=== DATA FOR THE TASK ===
+--
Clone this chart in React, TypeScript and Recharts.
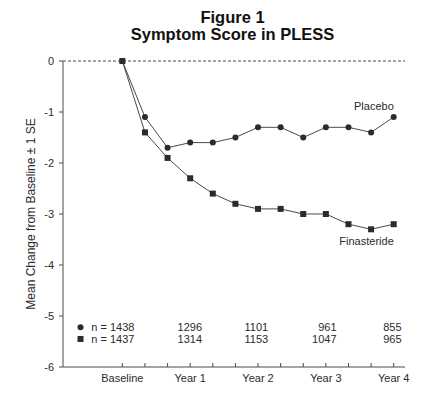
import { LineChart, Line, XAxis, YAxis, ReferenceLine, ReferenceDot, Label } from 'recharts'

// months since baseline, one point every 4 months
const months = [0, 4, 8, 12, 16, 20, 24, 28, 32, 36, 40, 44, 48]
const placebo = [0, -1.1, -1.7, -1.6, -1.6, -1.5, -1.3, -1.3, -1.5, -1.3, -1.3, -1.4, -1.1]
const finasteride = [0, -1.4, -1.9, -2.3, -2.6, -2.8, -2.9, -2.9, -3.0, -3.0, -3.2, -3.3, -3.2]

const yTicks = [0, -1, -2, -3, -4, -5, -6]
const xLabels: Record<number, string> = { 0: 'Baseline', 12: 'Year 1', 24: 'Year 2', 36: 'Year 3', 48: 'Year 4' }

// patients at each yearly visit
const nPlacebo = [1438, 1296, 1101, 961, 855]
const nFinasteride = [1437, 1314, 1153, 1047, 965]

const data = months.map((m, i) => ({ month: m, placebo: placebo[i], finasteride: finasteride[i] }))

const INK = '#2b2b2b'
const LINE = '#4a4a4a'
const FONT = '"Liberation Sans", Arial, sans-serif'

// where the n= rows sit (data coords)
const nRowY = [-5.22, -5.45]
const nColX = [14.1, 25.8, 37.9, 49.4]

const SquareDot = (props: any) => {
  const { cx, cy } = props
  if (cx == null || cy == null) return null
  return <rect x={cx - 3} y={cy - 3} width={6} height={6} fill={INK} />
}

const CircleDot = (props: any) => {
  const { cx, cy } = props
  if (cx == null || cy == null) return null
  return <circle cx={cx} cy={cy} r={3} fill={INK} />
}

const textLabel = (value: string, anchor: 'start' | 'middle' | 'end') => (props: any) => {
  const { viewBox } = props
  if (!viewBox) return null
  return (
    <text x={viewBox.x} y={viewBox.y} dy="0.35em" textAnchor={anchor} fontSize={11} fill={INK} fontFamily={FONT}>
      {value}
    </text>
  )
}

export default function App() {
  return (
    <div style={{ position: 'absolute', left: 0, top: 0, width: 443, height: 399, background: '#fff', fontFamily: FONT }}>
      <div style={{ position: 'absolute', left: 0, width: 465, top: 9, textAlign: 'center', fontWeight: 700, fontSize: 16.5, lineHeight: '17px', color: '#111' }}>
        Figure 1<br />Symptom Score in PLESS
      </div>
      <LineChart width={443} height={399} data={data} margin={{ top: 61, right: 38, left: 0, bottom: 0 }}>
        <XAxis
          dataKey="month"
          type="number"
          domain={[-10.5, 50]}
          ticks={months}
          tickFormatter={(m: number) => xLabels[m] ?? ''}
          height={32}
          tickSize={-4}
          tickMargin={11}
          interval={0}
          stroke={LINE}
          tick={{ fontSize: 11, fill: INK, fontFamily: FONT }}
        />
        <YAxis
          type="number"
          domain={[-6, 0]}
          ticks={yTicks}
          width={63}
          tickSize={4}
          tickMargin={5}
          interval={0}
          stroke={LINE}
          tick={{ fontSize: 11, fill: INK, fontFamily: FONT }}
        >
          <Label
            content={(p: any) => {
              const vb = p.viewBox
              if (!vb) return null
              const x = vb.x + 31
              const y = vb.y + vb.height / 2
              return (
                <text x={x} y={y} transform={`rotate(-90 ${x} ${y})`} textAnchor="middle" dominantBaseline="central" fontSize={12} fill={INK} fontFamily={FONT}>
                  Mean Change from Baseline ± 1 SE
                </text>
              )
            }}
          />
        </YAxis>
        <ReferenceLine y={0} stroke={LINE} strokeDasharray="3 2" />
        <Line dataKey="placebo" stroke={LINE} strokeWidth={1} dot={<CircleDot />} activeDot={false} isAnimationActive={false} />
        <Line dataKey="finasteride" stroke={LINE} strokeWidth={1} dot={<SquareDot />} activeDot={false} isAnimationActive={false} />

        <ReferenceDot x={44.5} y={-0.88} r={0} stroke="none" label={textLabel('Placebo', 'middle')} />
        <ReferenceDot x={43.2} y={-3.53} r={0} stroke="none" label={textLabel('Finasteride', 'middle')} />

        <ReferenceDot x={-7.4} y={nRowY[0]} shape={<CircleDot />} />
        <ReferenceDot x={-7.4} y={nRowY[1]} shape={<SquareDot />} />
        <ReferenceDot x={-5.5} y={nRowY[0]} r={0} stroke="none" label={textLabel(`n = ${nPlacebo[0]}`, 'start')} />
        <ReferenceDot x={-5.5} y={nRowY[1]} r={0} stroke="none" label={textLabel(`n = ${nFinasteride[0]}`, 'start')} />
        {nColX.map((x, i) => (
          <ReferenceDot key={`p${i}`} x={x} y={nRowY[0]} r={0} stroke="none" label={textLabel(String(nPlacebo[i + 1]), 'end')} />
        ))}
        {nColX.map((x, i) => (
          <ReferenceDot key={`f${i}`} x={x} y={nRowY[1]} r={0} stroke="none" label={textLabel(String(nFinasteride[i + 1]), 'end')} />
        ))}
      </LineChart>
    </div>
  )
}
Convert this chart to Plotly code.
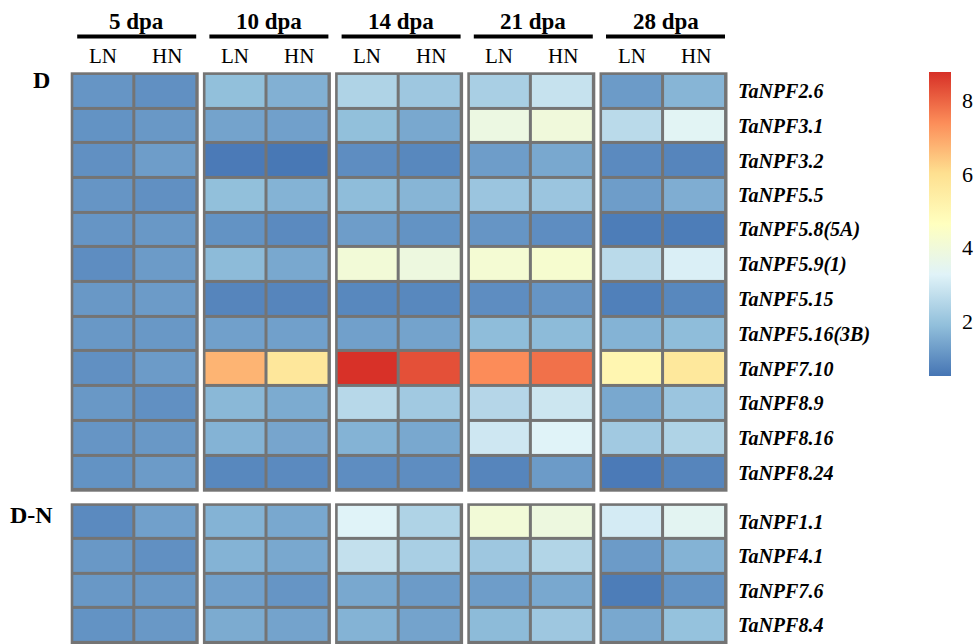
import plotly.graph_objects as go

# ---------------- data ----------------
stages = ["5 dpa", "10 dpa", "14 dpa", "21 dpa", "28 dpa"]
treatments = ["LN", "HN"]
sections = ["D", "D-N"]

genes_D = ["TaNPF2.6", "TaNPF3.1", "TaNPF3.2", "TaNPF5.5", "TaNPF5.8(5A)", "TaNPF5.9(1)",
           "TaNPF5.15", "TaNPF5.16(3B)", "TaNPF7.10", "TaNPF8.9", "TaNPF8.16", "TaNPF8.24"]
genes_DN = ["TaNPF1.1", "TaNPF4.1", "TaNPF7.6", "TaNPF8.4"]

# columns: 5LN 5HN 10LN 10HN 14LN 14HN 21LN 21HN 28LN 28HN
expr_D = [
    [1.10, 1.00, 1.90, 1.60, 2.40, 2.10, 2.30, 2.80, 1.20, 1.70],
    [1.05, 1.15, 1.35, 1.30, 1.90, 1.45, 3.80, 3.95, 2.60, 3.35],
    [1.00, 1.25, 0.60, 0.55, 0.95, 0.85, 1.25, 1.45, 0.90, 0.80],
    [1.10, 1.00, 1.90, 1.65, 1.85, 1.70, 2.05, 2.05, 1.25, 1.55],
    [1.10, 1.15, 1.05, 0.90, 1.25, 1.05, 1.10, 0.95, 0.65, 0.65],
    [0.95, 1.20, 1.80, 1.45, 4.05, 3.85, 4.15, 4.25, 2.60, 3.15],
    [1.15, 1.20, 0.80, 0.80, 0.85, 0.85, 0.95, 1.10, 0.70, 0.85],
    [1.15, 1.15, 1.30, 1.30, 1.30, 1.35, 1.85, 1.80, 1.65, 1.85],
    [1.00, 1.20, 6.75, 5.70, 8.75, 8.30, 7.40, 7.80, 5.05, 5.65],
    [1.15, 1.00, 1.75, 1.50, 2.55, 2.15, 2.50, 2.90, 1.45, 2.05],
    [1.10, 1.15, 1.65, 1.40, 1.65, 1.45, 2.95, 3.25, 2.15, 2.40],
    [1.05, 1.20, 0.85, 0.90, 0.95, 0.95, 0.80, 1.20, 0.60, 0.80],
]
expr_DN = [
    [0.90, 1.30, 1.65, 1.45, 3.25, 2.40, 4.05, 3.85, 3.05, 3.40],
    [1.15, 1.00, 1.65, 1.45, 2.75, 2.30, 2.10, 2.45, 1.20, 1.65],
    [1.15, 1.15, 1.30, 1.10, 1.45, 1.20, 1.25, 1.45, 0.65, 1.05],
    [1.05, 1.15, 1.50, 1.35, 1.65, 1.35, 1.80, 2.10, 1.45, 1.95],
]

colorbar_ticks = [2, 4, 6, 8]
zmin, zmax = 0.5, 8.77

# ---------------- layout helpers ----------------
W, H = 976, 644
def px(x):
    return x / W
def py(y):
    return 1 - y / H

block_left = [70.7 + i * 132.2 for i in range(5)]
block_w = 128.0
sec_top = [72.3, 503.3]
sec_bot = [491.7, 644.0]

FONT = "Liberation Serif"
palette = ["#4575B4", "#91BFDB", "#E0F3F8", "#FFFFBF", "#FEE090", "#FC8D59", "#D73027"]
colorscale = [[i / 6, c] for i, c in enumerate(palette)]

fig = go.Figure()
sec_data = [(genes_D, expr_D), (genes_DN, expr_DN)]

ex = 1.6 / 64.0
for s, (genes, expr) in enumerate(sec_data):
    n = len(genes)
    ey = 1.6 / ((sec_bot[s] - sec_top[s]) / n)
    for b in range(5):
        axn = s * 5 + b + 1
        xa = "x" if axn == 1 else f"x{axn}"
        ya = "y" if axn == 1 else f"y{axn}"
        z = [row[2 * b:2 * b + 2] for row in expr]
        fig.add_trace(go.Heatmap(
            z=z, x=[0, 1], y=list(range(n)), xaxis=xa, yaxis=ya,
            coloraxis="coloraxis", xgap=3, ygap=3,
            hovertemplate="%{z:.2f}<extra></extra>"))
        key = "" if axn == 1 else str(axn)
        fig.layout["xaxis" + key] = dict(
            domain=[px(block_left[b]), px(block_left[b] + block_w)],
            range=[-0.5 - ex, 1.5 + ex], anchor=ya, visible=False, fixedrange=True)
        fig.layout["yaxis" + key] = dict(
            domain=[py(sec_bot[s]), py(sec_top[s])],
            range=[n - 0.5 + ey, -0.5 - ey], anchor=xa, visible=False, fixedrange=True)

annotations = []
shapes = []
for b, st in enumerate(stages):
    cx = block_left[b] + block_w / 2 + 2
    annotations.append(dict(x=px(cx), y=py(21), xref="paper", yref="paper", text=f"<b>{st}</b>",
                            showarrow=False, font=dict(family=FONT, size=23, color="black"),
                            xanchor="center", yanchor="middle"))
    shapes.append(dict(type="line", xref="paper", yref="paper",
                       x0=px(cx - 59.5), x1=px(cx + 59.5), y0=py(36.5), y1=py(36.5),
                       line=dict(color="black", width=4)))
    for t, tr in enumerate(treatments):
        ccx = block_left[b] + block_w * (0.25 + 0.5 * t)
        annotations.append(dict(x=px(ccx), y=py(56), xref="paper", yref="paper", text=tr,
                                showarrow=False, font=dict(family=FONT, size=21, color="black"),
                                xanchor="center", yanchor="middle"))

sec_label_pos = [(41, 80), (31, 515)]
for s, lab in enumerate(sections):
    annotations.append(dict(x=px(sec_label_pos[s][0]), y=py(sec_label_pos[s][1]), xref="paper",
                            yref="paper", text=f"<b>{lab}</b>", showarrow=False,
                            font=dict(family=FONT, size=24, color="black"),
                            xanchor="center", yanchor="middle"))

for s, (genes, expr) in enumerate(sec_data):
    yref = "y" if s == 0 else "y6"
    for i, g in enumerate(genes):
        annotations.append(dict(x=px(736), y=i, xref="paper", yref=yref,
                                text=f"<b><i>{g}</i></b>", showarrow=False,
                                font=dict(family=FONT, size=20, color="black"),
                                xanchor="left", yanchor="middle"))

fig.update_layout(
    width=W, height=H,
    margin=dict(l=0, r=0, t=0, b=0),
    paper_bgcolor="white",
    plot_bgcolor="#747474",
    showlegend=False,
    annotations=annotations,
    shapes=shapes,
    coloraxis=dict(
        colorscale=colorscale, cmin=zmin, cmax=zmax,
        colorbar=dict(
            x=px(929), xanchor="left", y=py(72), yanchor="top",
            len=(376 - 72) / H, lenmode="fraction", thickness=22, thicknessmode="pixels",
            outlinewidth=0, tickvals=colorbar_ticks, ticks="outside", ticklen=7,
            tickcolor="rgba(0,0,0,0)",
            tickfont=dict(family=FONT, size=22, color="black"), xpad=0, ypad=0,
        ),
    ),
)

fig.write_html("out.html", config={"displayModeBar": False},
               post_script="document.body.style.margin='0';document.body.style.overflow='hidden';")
+--
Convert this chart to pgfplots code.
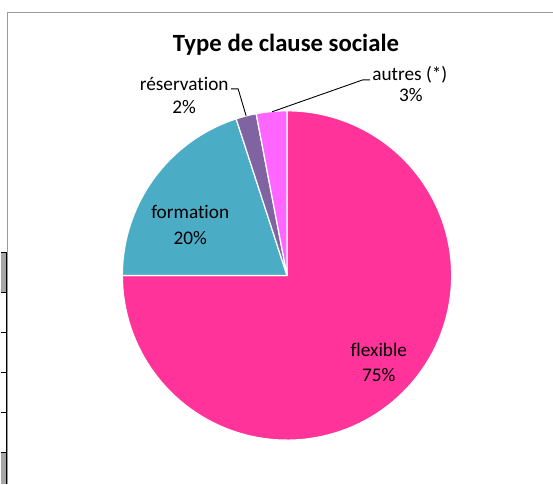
+--
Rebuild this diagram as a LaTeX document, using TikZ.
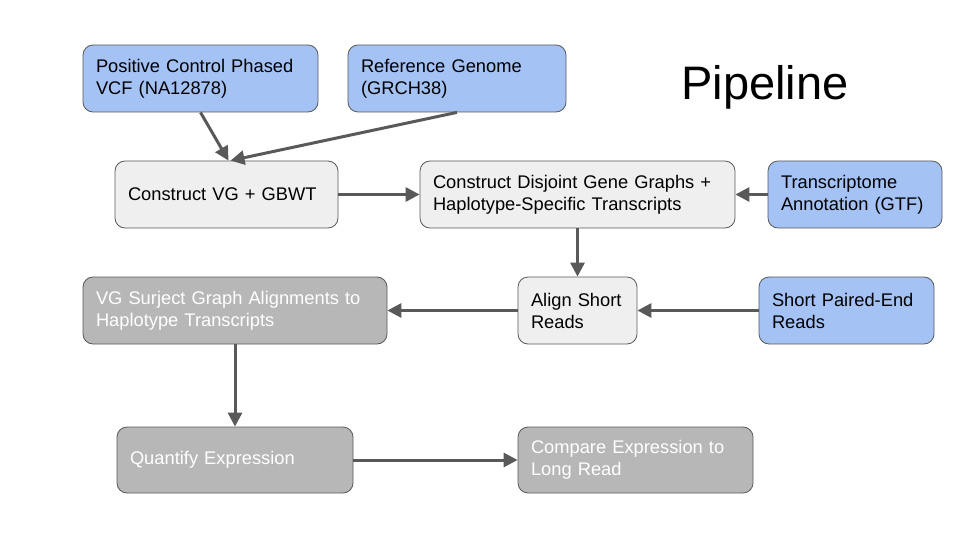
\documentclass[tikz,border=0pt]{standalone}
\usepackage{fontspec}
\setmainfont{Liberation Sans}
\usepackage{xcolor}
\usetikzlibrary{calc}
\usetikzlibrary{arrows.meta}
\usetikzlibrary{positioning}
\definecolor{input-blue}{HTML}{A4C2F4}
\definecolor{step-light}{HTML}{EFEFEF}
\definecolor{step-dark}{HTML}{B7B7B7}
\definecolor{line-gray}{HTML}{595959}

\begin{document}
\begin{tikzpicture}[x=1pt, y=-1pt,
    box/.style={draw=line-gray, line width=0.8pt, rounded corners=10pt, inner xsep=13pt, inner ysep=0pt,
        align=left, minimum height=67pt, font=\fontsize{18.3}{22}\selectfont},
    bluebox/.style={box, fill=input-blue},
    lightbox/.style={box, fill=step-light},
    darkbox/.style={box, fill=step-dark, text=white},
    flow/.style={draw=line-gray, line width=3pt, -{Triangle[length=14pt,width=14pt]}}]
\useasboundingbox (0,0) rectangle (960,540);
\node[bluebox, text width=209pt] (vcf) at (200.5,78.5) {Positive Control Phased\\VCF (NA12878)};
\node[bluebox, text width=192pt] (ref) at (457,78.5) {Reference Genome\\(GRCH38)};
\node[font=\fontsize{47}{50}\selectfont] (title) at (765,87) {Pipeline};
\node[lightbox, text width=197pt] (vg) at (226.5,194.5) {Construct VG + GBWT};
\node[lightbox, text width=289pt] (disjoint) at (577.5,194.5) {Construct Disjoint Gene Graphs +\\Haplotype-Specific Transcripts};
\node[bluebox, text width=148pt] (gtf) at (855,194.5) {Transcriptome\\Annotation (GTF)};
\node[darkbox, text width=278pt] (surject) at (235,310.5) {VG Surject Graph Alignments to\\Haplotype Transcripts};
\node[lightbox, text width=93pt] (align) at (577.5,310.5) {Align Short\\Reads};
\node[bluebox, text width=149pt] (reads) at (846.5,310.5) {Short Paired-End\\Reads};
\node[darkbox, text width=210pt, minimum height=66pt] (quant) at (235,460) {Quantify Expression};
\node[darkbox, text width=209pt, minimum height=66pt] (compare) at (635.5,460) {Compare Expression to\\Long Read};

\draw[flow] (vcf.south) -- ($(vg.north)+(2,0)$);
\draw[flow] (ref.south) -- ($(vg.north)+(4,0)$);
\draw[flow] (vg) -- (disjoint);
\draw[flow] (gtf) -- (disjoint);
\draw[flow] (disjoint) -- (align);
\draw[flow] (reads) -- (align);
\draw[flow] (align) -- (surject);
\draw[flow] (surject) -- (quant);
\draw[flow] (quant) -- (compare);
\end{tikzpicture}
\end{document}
+--
=== TASK INSTRUCTIONS ===
Omit all pictures, and reproduce exactly the lines from the one holding "Convert this chart to Plotly code." through the one holding "sec_data = [(genes_D, expr_D), (genes_DN, expr_DN)]", both included.

=== TASK SOLUTION ===
Convert this chart to Plotly code.
import plotly.graph_objects as go

# ---------------- data ----------------
stages = ["5 dpa", "10 dpa", "14 dpa", "21 dpa", "28 dpa"]
treatments = ["LN", "HN"]
sections = ["D", "D-N"]

genes_D = ["TaNPF2.6", "TaNPF3.1", "TaNPF3.2", "TaNPF5.5", "TaNPF5.8(5A)", "TaNPF5.9(1)",
           "TaNPF5.15", "TaNPF5.16(3B)", "TaNPF7.10", "TaNPF8.9", "TaNPF8.16", "TaNPF8.24"]
genes_DN = ["TaNPF1.1", "TaNPF4.1", "TaNPF7.6", "TaNPF8.4"]

# columns: 5LN 5HN 10LN 10HN 14LN 14HN 21LN 21HN 28LN 28HN
expr_D = [
    [1.10, 1.00, 1.90, 1.60, 2.40, 2.10, 2.30, 2.80, 1.20, 1.70],
    [1.05, 1.15, 1.35, 1.30, 1.90, 1.45, 3.80, 3.95, 2.60, 3.35],
    [1.00, 1.25, 0.60, 0.55, 0.95, 0.85, 1.25, 1.45, 0.90, 0.80],
    [1.10, 1.00, 1.90, 1.65, 1.85, 1.70, 2.05, 2.05, 1.25, 1.55],
    [1.10, 1.15, 1.05, 0.90, 1.25, 1.05, 1.10, 0.95, 0.65, 0.65],
    [0.95, 1.20, 1.80, 1.45, 4.05, 3.85, 4.15, 4.25, 2.60, 3.15],
    [1.15, 1.20, 0.80, 0.80, 0.85, 0.85, 0.95, 1.10, 0.70, 0.85],
    [1.15, 1.15, 1.30, 1.30, 1.30, 1.35, 1.85, 1.80, 1.65, 1.85],
    [1.00, 1.20, 6.75, 5.70, 8.75, 8.30, 7.40, 7.80, 5.05, 5.65],
    [1.15, 1.00, 1.75, 1.50, 2.55, 2.15, 2.50, 2.90, 1.45, 2.05],
    [1.10, 1.15, 1.65, 1.40, 1.65, 1.45, 2.95, 3.25, 2.15, 2.40],
    [1.05, 1.20, 0.85, 0.90, 0.95, 0.95, 0.80, 1.20, 0.60, 0.80],
]
expr_DN = [
    [0.90, 1.30, 1.65, 1.45, 3.25, 2.40, 4.05, 3.85, 3.05, 3.40],
    [1.15, 1.00, 1.65, 1.45, 2.75, 2.30, 2.10, 2.45, 1.20, 1.65],
    [1.15, 1.15, 1.30, 1.10, 1.45, 1.20, 1.25, 1.45, 0.65, 1.05],
    [1.05, 1.15, 1.50, 1.35, 1.65, 1.35, 1.80, 2.10, 1.45, 1.95],
]

colorbar_ticks = [2, 4, 6, 8]
zmin, zmax = 0.5, 8.77

# ---------------- layout helpers ----------------
W, H = 976, 644
def px(x):
    return x / W
def py(y):
    return 1 - y / H

block_left = [70.7 + i * 132.2 for i in range(5)]
block_w = 128.0
sec_top = [72.3, 503.3]
sec_bot = [491.7, 644.0]

FONT = "Liberation Serif"
palette = ["#4575B4", "#91BFDB", "#E0F3F8", "#FFFFBF", "#FEE090", "#FC8D59", "#D73027"]
colorscale = [[i / 6, c] for i, c in enumerate(palette)]

fig = go.Figure()
sec_data = [(genes_D, expr_D), (genes_DN, expr_DN)]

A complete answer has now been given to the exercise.